Because I’m plagued by anxiety, I’m always interested in any unorthodox methods of dealing with it. While “benzos” would work for the immediate problem, I can’t (and am not allowed to with my opioids) take them all the times I’m anxious.
With all my researching, I’m surprised to discover that I missed a solution that seems obvious in retrospect: the Lyrica I’m prescribed, which I take on an “as needed” basis for a certain kind of pain, can also act as an anti-anxiety medication.
Here are a couple of PubMed abstracts showing that Lyrica (pregabalin) has been evaluated for anxiety for years already:
Pregabalin is an alternative compound to SSRIs and SNRIs for the first-line treatment of generalized anxiety disorder (GAD).
We describe the pharmacokinetic properties of pregabalin and their implications for the treatment of GAD.
A search in the main database sources (Medline, ISI, Web of Knowledge and Medscape) was performed in order to obtain a comprehensive and balanced evaluation about the clinical implications of the pharmacokinetic properties of pregabalin in the treatment of GAD. The word “pregabalin” was associated with “pharmacokinetics”, “interactions”‘, “GAD”, “anxiety” and “tolerability”. No restriction criteria were established in relation to methodology or publication year. Only English-language articles were selected.

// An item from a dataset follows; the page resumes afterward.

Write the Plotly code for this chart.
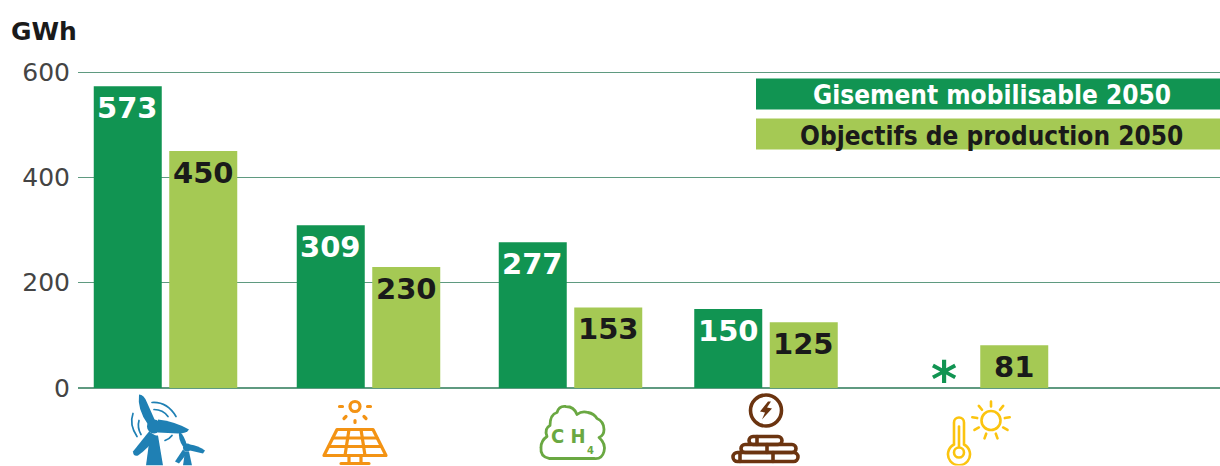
import base64
import math
import plotly.graph_objects as go

CATEGORIES = ["Éolien", "Photovoltaïque", "Biogaz", "Bois énergie", "Solaire thermique"]
SERIES_1_NAME = "Gisement mobilisable 2050"
SERIES_2_NAME = "Objectifs de production 2050"
SERIES_1 = [573, 309, 277, 150, None]
SERIES_2 = [450, 230, 153, 125, 81]
Y_TICKS = [0, 200, 400, 600]
UNIT = "GWh"
UNKNOWN_MARK = "*"

# layout constants (x axis runs in page pixels, groups are irregularly spaced)
W, H = 1220, 466
L, B = 78, 388.5
PX_PER_UNIT = 316 / 600
Y_MAX = 640
T = B - Y_MAX * PX_PER_UNIT
CENTERS = [165.5, 368.5, 570.5, 766, 976.5]
BAR_W, GAP = 68, 7.5
DARK, LIGHT = "#119452", "#a5c954"
GRID = "#5f9a80"
INK = "#1a1a1a"
FONT = "DejaVu Sans"
COND = "DejaVu Sans Condensed"

x1 = [c - GAP / 2 - BAR_W for c in CENTERS]
x2 = [c + GAP / 2 for c in CENTERS]


def px_y(y):
    return (B - y) / (B - T)


def note(x, y, text, family, size, color, xref="x"):
    return dict(xref=xref, yref="paper", x=x, y=px_y(y), text=text, showarrow=False,
                xanchor="center", yanchor="middle",
                font=dict(family=family, size=size, color=color, weight="bold"))


fig = go.Figure()
anns = []
for name, vals, xs, col, tc in [
    (SERIES_1_NAME, SERIES_1, x1, DARK, "white"),
    (SERIES_2_NAME, SERIES_2, x2, LIGHT, INK),
]:
    fig.add_bar(x=xs, y=vals, width=BAR_W, offset=0, name=name, marker_color=col,
                marker_line_width=0, hovertext=CATEGORIES)
    for xv, v in zip(xs, vals):
        if v is not None:
            anns.append(dict(xref="x", yref="y", x=xv + BAR_W / 2, y=v, text=str(v), showarrow=False,
                             xanchor="center", yanchor="top", yshift=-3,
                             font=dict(family=FONT, size=29, color=tc, weight="bold")))

shapes = []
for ytop, ybot, col in [(79, 110, DARK), (119, 150, LIGHT)]:
    shapes.append(dict(type="rect", xref="x", yref="paper", x0=756, x1=1220,
                       y0=px_y(ybot), y1=px_y(ytop), fillcolor=col, line_width=0, layer="above"))
anns.append(note(992, 95.5, SERIES_1_NAME, COND, 26, "white"))
anns.append(note(991, 136, SERIES_2_NAME, COND, 26, INK))
anns.append(note(0, 32, UNIT, FONT, 25, INK, xref="paper"))
anns[-1]["x"] = (43.5 - L) / (W - L)
anns.append(note(944, 380, UNKNOWN_MARK, FONT, 50, DARK))
anns.append(note(568, 437, "C H", COND, 20, "#6aa842"))
anns.append(note(590, 451, "4", COND, 11, "#6aa842"))

# ---- pictograms, drawn in page pixels on one transparent strip
BLUE, ORANGE, GREEN, BROWN, YELLOW = "#1f80b4", "#f39314", "#6aa842", "#6b3410", "#fbc40f"
s = []
s.append(f'<g fill="{BLUE}" stroke="none">'
         '<path d="M139 395 Q144 395 147 403 L155 421 L148 425 Q137 410 139 395Z"/>'
         '<path d="M158 420 Q175 422 189 430 Q187 434 178 434 L158 433Z"/>'
         '<path d="M149 432 L157 437 Q148 449 138 456 Q133 457 133 452Z"/>'
         '<circle cx="154" cy="427" r="7"/>'
         '<path d="M150 436 L158 436 L163 466 L146 466Z"/>'
         '<path d="M179 432 Q184 435 187 446 L183 447 Q178 440 179 432Z"/>'
         '<path d="M190 445 Q198 446 205 451 L203 454 L190 451Z"/>'
         '<path d="M183 450 L187 454 L179 464 L175 462Z"/>'
         '<circle cx="187" cy="448" r="4"/>'
         '<path d="M185 452 L189 452 L192 466 L183 466Z"/></g>')
s.append(f'<g fill="none" stroke="{BLUE}" stroke-width="1.7" stroke-linecap="round">'
         '<path d="M133 414 Q129 425 137 437"/><path d="M139 421 Q137 428 141 435"/>'
         '<path d="M152 403 Q167 402 176 417"/><path d="M154 410 Q163 410 168 417"/>'
         '<path d="M165 441 Q170 439 172 436"/></g>')
s.append(f'<g fill="none" stroke="{ORANGE}" stroke-width="3.2" stroke-linecap="round" stroke-linejoin="round">'
         '<circle cx="355" cy="407" r="5"/>'
         '<path d="M339.5 407 H342.5 M367.5 407 H370.5 M344 419 L346 417 M364 417 L366 419 M355 421 V423"/>'
         '<path d="M337 430 H373 L386 456 H324Z"/>'
         '<path d="M333 438.5 H377 M329 447 H381"/>'
         '<path d="M349 430 L345 456 M361 430 L365 456"/>'
         '<path d="M349 456 V464 M361 456 V464 M341 464 H369"/></g>')
s.append(f'<path fill="none" stroke="{GREEN}" stroke-width="2.8" stroke-linejoin="round" '
         'd="M549 459 Q540 457 541 448 Q541 441 547 437 Q544 429 550 426 Q550 415 557 413 '
         'Q559 406 566 407 Q574 407 577 415 Q582 411 588 413 Q594 414 597 419 Q604 422 604 430 '
         'Q604 436 599 438 Q606 444 604 452 Q602 460 594 459 Z"/>')
s.append(f'<g fill="none" stroke="{BROWN}" stroke-width="3.6" stroke-linejoin="round" stroke-linecap="round">'
         '<circle cx="766" cy="411" r="15.5"/>'
         '<rect x="749" y="437" width="33" height="8" rx="4"/>'
         '<rect x="741" y="445" width="55" height="8" rx="4"/>'
         '<rect x="733" y="453" width="65" height="9" rx="4.5"/>'
         '<path d="M757 437 V445 M767 445 V453 M740 453 V462 M773 453 V462"/></g>'
         f'<path fill="{BROWN}" d="M768 402 L760 412 L765 413 L762 420 L772 409 L767 408 L771 402Z"/>')
rays = ""
for i in range(9):
    a = math.radians(i * 40 - 90)
    rays += (f"M{991 + 14 * math.cos(a):.1f} {421 + 14 * math.sin(a):.1f} "
             f"L{991 + 19 * math.cos(a):.1f} {421 + 19 * math.sin(a):.1f} ")
s.append(f'<g fill="none" stroke="{YELLOW}" stroke-width="2.6" stroke-linecap="round">'
         '<path d="M954 445 V423 A5 5 0 0 1 964 423 V445 A11 11 0 1 1 954 445Z"/>'
         '<circle cx="959" cy="453" r="5"/><path d="M959 427 V447"/>'
         f'<circle cx="991" cy="421" r="9.5"/><path d="{rays}"/></g>')
svg = (f'<svg xmlns="http://www.w3.org/2000/svg" width="{W}" height="{H - 390}" '
       f'viewBox="0 390 {W} {H - 390}">' + "".join(s) + "</svg>")
uri = "data:image/svg+xml;base64," + base64.b64encode(svg.encode()).decode()

fig.update_layout(
    width=W, height=H, showlegend=False, barmode="overlay",
    margin=dict(l=L, r=0, t=T, b=H - B, pad=0),
    paper_bgcolor="white", plot_bgcolor="white",
    font=dict(family=FONT, color="#333333"),
    xaxis=dict(range=[L, W], visible=False, fixedrange=True),
    yaxis=dict(range=[0, Y_MAX], tickvals=Y_TICKS, ticks="", showline=False, zeroline=True,
               zerolinecolor=GRID, zerolinewidth=1.5, gridcolor=GRID, gridwidth=1,
               tickfont=dict(family=FONT, size=25, color="#444444"), ticklabelstandoff=7,
               fixedrange=True),
    shapes=shapes, annotations=anns,
    images=[dict(source=uri, xref="x", yref="paper", x=0, y=px_y(390), sizex=W,
                 sizey=(H - 390) / (B - T), xanchor="left", yanchor="top",
                 sizing="stretch", layer="above")],
)
fig.write_html("out.html", config={"displayModeBar": False},
               post_script="document.body.style.margin='0';")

On the other hand, prescription of pregabalin should be handled with caution to minimize the incidence of renal impairment (especially in elderly patients), where a history of substance misuse or concomitant medications (e.g. anti-hypertensives or some antibiotics) are risk factors that can affect renal function.
Pregabalin is a safe and efficacious compound for GAD treatment.
Short half-life (preventing persistence of side effects), absence of active metabolites and no interactions with CYP450 enzymatic system are all favorable pharmacokinetic properties for the treatment of GAD patients, including those with comorbid depressive symptoms or medical conditions.
That last sentence makes it sound like this would be the perfect answer for me because I definitely have comorbid “depressive symptoms” (why do they call it a symptom, not a disease?) and a medical condition, EDS.
And this study from 4 years ago evaluated Lyrica versus Zolot (SSRI):
Generalized Anxiety Disorder (GAD) is a chronic mental illness with a prevalence of 5-7% in the general population.
GAD is characterized by extreme persistent worry, mostly about minor problems, involving pathological fear with high occurrences of vegetative disturbance.
For me, my anxiety feels more like dread: I dread every next moment when something terrible is sure to happen, something I will have caused or not prevented, something that I will have to fix even though I won’t be able to.
According to the guidelines of the World Federation of Societies of Biological Psychiatry (WFSBP), the first-line treatments for GAD are
- Serotonin selective reuptake inhibitors (SSRIs),
- Selective serotonin- and norepinephrine reuptake inhibitors (SNRIs) and
- pregabalin, an atypical anxiolytic.
In this study, both efficacy and tolerability of pregabalin were evaluated and compared with efficacy and tolerability of sertraline, an SSRI antidepressant.
PATIENTS AND METHODS:
107 patients both male and female, aged 20-60 were included in the study. Patients fulfilled criteria for GAD, according to ICD-X and DSM-IV.
Each patient was randomly assigned to 4 weeks of treatment with pregabalin (n=47) or sertraline (n=60).
Both pregabalin and sertraline showed good results in treating symptoms of Generalized Anxious Disorder.
The onset of action was shorter in treatment with pregabalin compared to the treatment with sertraline.
In the patients treated with sertraline, the anxiolytic effect was detectable after at least 14 days while pregabalin showed initial good results during the first week of treatment.
Adverse effects were reported in 28% patients treated with pregabalin and 27% of patients treated with sertraline, without significant differences.
There were no drop-out patients in neither group. Beside pharmacotherapy, each patient received 8 weeks of cognitive/behavior therapy. In concomitant therapy benzodiazepine was used (klonazepam, in low doses).
In all patients adverse events were short-lasting withmild intensity and there were no withdrawal events during this study.
Efficacy and tolerability of pregabalin were high.
Compared to sertraline, pregabalin showed more rapid onset of action and equal efficacy. Adverse reactions are short-lasting and the dose depends.
Our investigation showed that pregabalin, an atypic anxiolytic is efficient and well tolerable in treatment of GAD.